● What you will do
Write out, word for word, every line from the first one through the line that holds "16.64], [5.539, 19.07]];", and nothing else; skip the pictures.

● Material
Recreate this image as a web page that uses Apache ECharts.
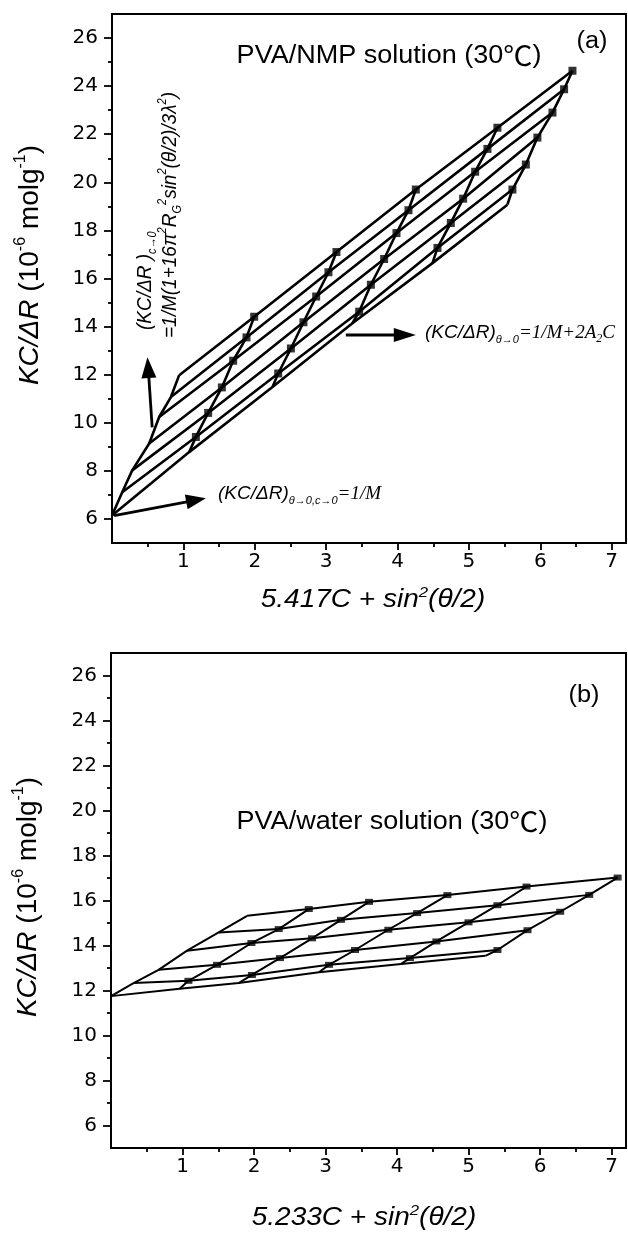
<!DOCTYPE html>
<html>
<head>
<meta charset="utf-8">
<script src="https://cdn.jsdelivr.net/npm/echarts@6/dist/echarts.min.js"></script>
<style>
  html, body { margin: 0; padding: 0; background: #fff; }
  #chart { width: 628px; height: 1233px; }
</style>
</head>
<body>
<div id="chart"></div>
<script>
// ---- Zimm plot (a): PVA/NMP, x = 5.417C + sin^2(theta/2) ----
// every list runs from the smallest scattering angle to the largest
const nmpZeroConc = [[0.143, 7.11], [0.283, 8.02], [0.521, 9.14], [0.661, 10.24], [0.825, 11.07], [0.941, 11.98]];
const nmpConc1 = [[1.175, 9.41], [1.347, 10.41], [1.539, 11.47], [1.697, 12.58], [1.884, 13.55], [1.992, 14.41]];
const nmpConc2 = [[2.328, 12.05], [2.506, 13.09], [2.682, 14.18], [2.860, 15.25], [3.032, 16.26], [3.144, 17.10]];
const nmpConc3 = [[3.462, 14.62], [3.626, 15.74], [3.812, 16.81], [3.985, 17.89], [4.153, 18.84], [4.256, 19.70]];
const nmpConc4 = [[4.559, 17.27], [4.746, 18.31], [4.919, 19.32], [5.087, 20.44], [5.259, 21.39], [5.399, 22.27]];
const nmpConc5 = [[5.609, 19.70], [5.797, 20.74], [5.959, 21.86], [6.170, 22.90], [6.333, 23.87], [6.450, 24.64]];
// theta -> 0 extrapolation: common intercept, then one point per concentration
const nmpZeroAngle = [[0, 6.14], [1.081, 8.78], [2.248, 11.49], [3.368, 14.14], [4.489, 16.64], [5.539, 19.07]];

// ---- Zimm plot (b): PVA/water, x = 5.233C + sin^2(theta/2) ----
const waterZeroConc = [[0.315, 12.33], [0.665, 12.92], [1.063, 13.77], [1.505, 14.58], [1.903, 15.32]];
const waterConc1 = [[1.082, 12.43], [1.482, 13.14], [1.963, 14.11], [2.345, 14.73], [2.765, 15.62]];
const waterConc2 = [[1.970, 12.69], [2.362, 13.44], [2.811, 14.32], [3.215, 15.14], [3.607, 15.94]];
const waterConc3 = [[3.047, 13.14], [3.411, 13.80], [3.877, 14.70], [4.280, 15.44], [4.703, 16.24]];
const waterConc4 = [[4.179, 13.44], [4.549, 14.18], [4.998, 15.03], [5.402, 15.79], [5.809, 16.62]];
const waterConc5 = [[5.403, 13.80], [5.823, 14.68], [6.280, 15.50], [6.686, 16.25], [7.083, 17.02]];
const waterZeroAngle = [[0, 11.75], [0.96, 12.08], [1.785, 12.33], [2.907, 12.81], [4.056, 13.18], [5.234, 13.54]];

// ---- axis ticks ----
const xTickValues = [1, 2, 3, 4, 5, 6, 7];
const xMinorTicks = [0.5, 1.5, 2.5, 3.5, 4.5, 5.5, 6.5];
const yTickValues = [6, 8, 10, 12, 14, 16, 18, 20, 22, 24, 26];
const yMinorTicks = [7, 9, 11, 13, 15, 17, 19, 21, 23, 25];

// ---- arrow anchors (data coordinates of panel a) ----
const arrowZeroConc = [[0.563, 9.81], [0.497, 12.73]];
const arrowZeroAngle = [[3.276, 13.65], [4.256, 13.65]];
const arrowIntercept = [[0.03, 6.14], [1.315, 6.86]];

const SANS = '"Liberation Sans", Arial, Helvetica, sans-serif';
const CJK = '"Noto Sans CJK SC", sans-serif';
const SERIF = '"Liberation Serif", "Times New Roman", serif';
const TICKFONT = '"DejaVu Sans", sans-serif';

function zimmSeries(zeroConc, concs, zeroAngle, axisIdx, lw, symSize) {
  const common = {
    type: 'line', xAxisIndex: axisIdx, yAxisIndex: axisIdx,
    symbol: 'none', silent: true, animation: false,
    lineStyle: { color: '#000', width: lw }
  };
  const out = [];
  // constant-angle lines: c->0 point followed by each concentration
  zeroConc.forEach((p, k) => {
    out.push(Object.assign({}, common, { data: [p].concat(concs.map(c => c[k])) }));
  });
  // constant-concentration lines: theta->0 point followed by the measured angles
  concs.forEach((c, g) => {
    out.push(Object.assign({}, common, { data: [zeroAngle[g + 1]].concat(c) }));
  });
  // c->0 envelope and theta->0 envelope
  out.push(Object.assign({}, common, { data: [zeroAngle[0]].concat(zeroConc) }));
  out.push(Object.assign({}, common, { data: zeroAngle }));
  // measured points
  out.push({
    type: 'scatter', xAxisIndex: axisIdx, yAxisIndex: axisIdx, silent: true, animation: false,
    symbol: 'rect', symbolSize: symSize, itemStyle: { color: '#000' },
    data: [].concat(...concs)
  });
  return out;
}

function xAxes(gi) {
  return [
    {
      gridIndex: gi, type: 'value', min: 0, max: 7.2, position: 'bottom',
      axisLine: { show: true, onZero: false, lineStyle: { color: '#000', width: 2 } },
      axisTick: { show: true, customValues: xTickValues, length: 7, lineStyle: { color: '#000', width: 1.8 } },
      axisLabel: { show: true, customValues: xTickValues, fontFamily: TICKFONT, fontSize: 20, color: '#000', margin: 9 },
      splitLine: { show: false }
    },
    {
      gridIndex: gi, type: 'value', min: 0, max: 7.2, position: 'bottom',
      axisLine: { show: false, onZero: false },
      axisTick: { show: true, customValues: xMinorTicks, length: 4, lineStyle: { color: '#000', width: 1.8 } },
      axisLabel: { show: false }, splitLine: { show: false }
    }
  ];
}
function yAxes(gi) {
  return [
    {
      gridIndex: gi, type: 'value', min: 5, max: 27, position: 'left',
      axisLine: { show: true, onZero: false, lineStyle: { color: '#000', width: 2 } },
      axisTick: { show: true, customValues: yTickValues, length: 8, lineStyle: { color: '#000', width: 1.8 } },
      axisLabel: { show: true, customValues: yTickValues, fontFamily: TICKFONT, fontSize: 20, color: '#000', margin: 14 },
      splitLine: { show: false }
    },
    {
      gridIndex: gi, type: 'value', min: 5, max: 27, position: 'left',
      axisLine: { show: false, onZero: false },
      axisTick: { show: true, customValues: yMinorTicks, length: 4, lineStyle: { color: '#000', width: 1.8 } },
      axisLabel: { show: false }, splitLine: { show: false }
    }
  ];
}

const gridStyle = { show: true, borderColor: '#000', borderWidth: 2, backgroundColor: 'transparent' };

const option = {
  animation: false,
  backgroundColor: '#fff',
  grid: [
    Object.assign({ left: 112, top: 14, width: 514, height: 529 }, gridStyle),
    Object.assign({ left: 111, top: 653, width: 515, height: 495 }, gridStyle)
  ],
  xAxis: xAxes(0).concat(xAxes(1)),
  yAxis: yAxes(0).concat(yAxes(1)),
  series: zimmSeries(nmpZeroConc, [nmpConc1, nmpConc2, nmpConc3, nmpConc4, nmpConc5], nmpZeroAngle, 0, 2.6, 8)
    .concat(zimmSeries(waterZeroConc, [waterConc1, waterConc2, waterConc3, waterConc4, waterConc5], waterZeroAngle, 2, 2, [8, 6]))
};

const chart = echarts.init(document.getElementById('chart'), null, { renderer: 'canvas' });
chart.setOption(option);

const toPx = p => chart.convertToPixel({ gridIndex: 0 }, p);

function arrow(pair, headLen, headWidth, lw) {
  const a = toPx(pair[0]), b = toPx(pair[1]);
  const dx = b[0] - a[0], dy = b[1] - a[1];
  const L = Math.hypot(dx, dy);
  const ux = dx / L, uy = dy / L, nx = -uy, ny = ux;
  const bx = b[0] - ux * headLen, by = b[1] - uy * headLen;
  return [
    { type: 'line', silent: true, shape: { x1: a[0], y1: a[1], x2: bx + ux * 2, y2: by + uy * 2 },
      style: { stroke: '#000', lineWidth: lw } },
    { type: 'polygon', silent: true,
      shape: { points: [[b[0], b[1]], [bx + nx * headWidth / 2, by + ny * headWidth / 2], [bx - nx * headWidth / 2, by - ny * headWidth / 2]] },
      style: { fill: '#000' } }
  ];
}

function rs(family, style, size, lh, va) {
  const o = { fontFamily: family, fontStyle: style, fontSize: size, lineHeight: lh, fill: '#000' };
  if (va) o.verticalAlign = va;
  return o;
}

function text(x, y, str, rich, opt) {
  opt = opt || {};
  return {
    type: 'text', silent: true, x: x, y: y,
    rotation: opt.rotation || 0, scaleX: opt.scaleX || 1, scaleY: opt.scaleY || 1,
    style: {
      x: 0, y: 0, text: str, rich: rich,
      fontFamily: SANS, fontSize: opt.size || 19, fontStyle: opt.fontStyle || 'normal',
      lineHeight: opt.lh || 24, fill: '#000',
      align: opt.align || 'center', verticalAlign: 'middle'
    }
  };
}

const annoRich = {
  s: rs(SANS, 'italic', 19, 24),
  sub: rs(SANS, 'italic', 11, 8, 'bottom'),
  sup: rs(SANS, 'italic', 11, 8, 'top'),
  t: rs(SERIF, 'italic', 19, 24),
  tsub: rs(SERIF, 'italic', 12, 8, 'bottom')
};
const nameRich = {
  i: rs(SANS, 'italic', 28, 34),
  n: rs(SANS, 'normal', 28, 34),
  sup: rs(SANS, 'normal', 16, 10, 'top')
};
const xNameRich = {
  i: rs(SANS, 'italic', 25, 30),
  sup: rs(SANS, 'italic', 15, 10, 'top')
};
const titleRich = { n: rs(SANS, 'normal', 25, 30), c: rs(CJK, 'normal', 27, 30) };
const tagRich = { n: rs(SANS, 'normal', 23, 28) };

const V = Math.PI / 2;
const graphics = [].concat(
  arrow(arrowZeroConc, 21, 15, 2.8),
  arrow(arrowZeroAngle, 22, 14, 2.8),
  arrow(arrowIntercept, 20, 15, 2.8),
  [
    // panel a
    text(389, 56, '{n|PVA/NMP solution (30}{c|℃}{n|)}', titleRich, { scaleX: 1.08, lh: 30 }),
    text(592, 42, '{n|(a)}', tagRich, { scaleX: 1.1, lh: 28 }),
    text(30, 265, '{i|KC/ΔR}{n| (10}{sup|-6}{n| molg}{sup|-1}{n|)}', nameRich, { rotation: V, lh: 34 }),
    text(373, 600, '{i|5.417C + sin}{sup|2}{i|(θ/2)}', xNameRich, { scaleX: 1.12, lh: 30 }),
    text(145, 330, '{s|(KC/ΔR )}{sub|c→0}', annoRich, { rotation: V, align: 'left', scaleY: 1.1 }),
    text(170, 338, '{s|=1/M(1+16π}{sup|2}{s|R}{sub|G}{sup|2}{s|sin}{sup|2}{s|(θ/2)/3λ}{sup|2}{s|)}', annoRich, { rotation: V, align: 'left', scaleY: 1.1 }),
    text(425, 333, '{s|(KC/ΔR)}{sub|θ→0}{t|=1/M+2A}{tsub|2}{t|C}', annoRich, { align: 'left' }),
    text(218, 494, '{s|(KC/ΔR)}{sub|θ→0,c→0}{t|=1/M}', annoRich, { align: 'left' }),
    // panel b
    text(392, 822, '{n|PVA/water solution (30}{c|℃}{n|)}', titleRich, { scaleX: 1.08, lh: 30 }),
    text(584, 696, '{n|(b)}', tagRich, { scaleX: 1.1, lh: 28 }),
    text(28, 897, '{i|KC/ΔR}{n| (10}{sup|-6}{n| molg}{sup|-1}{n|)}', nameRich, { rotation: V, lh: 34 }),
    text(364, 1218, '{i|5.233C + sin}{sup|2}{i|(θ/2)}', xNameRich, { scaleX: 1.12, lh: 30 })
  ]
);

chart.setOption({ graphic: { elements: graphics } });
</script>
</body>
</html>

● Output
Recreate this image as a web page that uses Apache ECharts.
<!DOCTYPE html>
<html>
<head>
<meta charset="utf-8">
<script src="https://cdn.jsdelivr.net/npm/echarts@6/dist/echarts.min.js"></script>
<style>
  html, body { margin: 0; padding: 0; background: #fff; }
  #chart { width: 628px; height: 1233px; }
</style>
</head>
<body>
<div id="chart"></div>
<script>
// ---- Zimm plot (a): PVA/NMP, x = 5.417C + sin^2(theta/2) ----
// every list runs from the smallest scattering angle to the largest
const nmpZeroConc = [[0.143, 7.11], [0.283, 8.02], [0.521, 9.14], [0.661, 10.24], [0.825, 11.07], [0.941, 11.98]];
const nmpConc1 = [[1.175, 9.41], [1.347, 10.41], [1.539, 11.47], [1.697, 12.58], [1.884, 13.55], [1.992, 14.41]];
const nmpConc2 = [[2.328, 12.05], [2.506, 13.09], [2.682, 14.18], [2.860, 15.25], [3.032, 16.26], [3.144, 17.10]];
const nmpConc3 = [[3.462, 14.62], [3.626, 15.74], [3.812, 16.81], [3.985, 17.89], [4.153, 18.84], [4.256, 19.70]];
const nmpConc4 = [[4.559, 17.27], [4.746, 18.31], [4.919, 19.32], [5.087, 20.44], [5.259, 21.39], [5.399, 22.27]];
const nmpConc5 = [[5.609, 19.70], [5.797, 20.74], [5.959, 21.86], [6.170, 22.90], [6.333, 23.87], [6.450, 24.64]];
// theta -> 0 extrapolation: common intercept, then one point per concentration
const nmpZeroAngle = [[0, 6.14], [1.081, 8.78], [2.248, 11.49], [3.368, 14.14], [4.489, 16.64], [5.539, 19.07]];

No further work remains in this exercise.